Stated problem:
Gather up every line that includes the string "Output".

Data:

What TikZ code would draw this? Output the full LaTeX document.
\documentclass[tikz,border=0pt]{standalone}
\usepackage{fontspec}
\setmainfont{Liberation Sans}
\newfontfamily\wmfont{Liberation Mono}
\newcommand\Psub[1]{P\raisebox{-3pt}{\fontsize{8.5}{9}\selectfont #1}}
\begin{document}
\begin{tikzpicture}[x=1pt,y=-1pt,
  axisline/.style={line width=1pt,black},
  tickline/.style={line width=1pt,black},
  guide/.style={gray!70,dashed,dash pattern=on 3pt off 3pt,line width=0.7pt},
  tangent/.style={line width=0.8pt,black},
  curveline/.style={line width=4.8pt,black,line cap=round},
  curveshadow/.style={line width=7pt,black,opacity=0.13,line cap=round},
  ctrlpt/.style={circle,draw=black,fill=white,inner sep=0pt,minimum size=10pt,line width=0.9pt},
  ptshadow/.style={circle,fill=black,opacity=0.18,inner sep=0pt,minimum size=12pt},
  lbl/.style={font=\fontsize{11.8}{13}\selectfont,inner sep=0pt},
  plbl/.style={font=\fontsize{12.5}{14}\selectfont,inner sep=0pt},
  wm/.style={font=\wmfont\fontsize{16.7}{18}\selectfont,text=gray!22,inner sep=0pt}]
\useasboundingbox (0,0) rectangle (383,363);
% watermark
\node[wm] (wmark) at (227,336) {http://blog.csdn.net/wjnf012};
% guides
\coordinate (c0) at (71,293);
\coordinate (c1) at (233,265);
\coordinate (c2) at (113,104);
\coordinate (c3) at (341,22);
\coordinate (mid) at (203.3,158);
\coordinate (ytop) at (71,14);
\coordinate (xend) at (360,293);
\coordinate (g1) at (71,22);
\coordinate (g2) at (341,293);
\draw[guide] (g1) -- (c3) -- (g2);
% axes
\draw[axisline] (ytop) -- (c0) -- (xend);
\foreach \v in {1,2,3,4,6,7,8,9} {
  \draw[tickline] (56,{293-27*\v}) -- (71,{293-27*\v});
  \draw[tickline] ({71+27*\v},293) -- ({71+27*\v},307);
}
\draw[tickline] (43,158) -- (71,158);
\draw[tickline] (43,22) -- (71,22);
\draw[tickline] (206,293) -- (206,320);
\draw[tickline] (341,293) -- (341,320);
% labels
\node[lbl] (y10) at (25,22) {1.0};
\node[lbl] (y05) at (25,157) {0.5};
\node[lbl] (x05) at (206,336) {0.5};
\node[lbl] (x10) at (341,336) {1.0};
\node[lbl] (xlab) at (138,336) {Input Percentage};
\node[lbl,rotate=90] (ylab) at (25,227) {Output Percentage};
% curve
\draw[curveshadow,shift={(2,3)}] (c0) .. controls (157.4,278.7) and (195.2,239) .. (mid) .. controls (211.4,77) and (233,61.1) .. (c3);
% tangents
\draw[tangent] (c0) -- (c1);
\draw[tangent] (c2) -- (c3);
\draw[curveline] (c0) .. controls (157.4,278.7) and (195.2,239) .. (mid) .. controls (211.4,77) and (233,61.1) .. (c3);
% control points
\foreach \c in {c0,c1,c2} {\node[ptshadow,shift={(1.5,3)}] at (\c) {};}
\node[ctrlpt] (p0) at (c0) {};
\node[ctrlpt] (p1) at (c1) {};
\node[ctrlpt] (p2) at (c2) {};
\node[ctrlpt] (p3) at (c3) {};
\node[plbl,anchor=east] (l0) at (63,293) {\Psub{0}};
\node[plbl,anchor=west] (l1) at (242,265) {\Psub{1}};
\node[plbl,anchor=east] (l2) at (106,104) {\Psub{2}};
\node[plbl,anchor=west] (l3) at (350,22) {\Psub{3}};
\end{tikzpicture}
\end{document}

Solution for this problem:
What TikZ code would draw this? Output the full LaTeX document.
\node[lbl,rotate=90] (ylab) at (25,227) {Output Percentage};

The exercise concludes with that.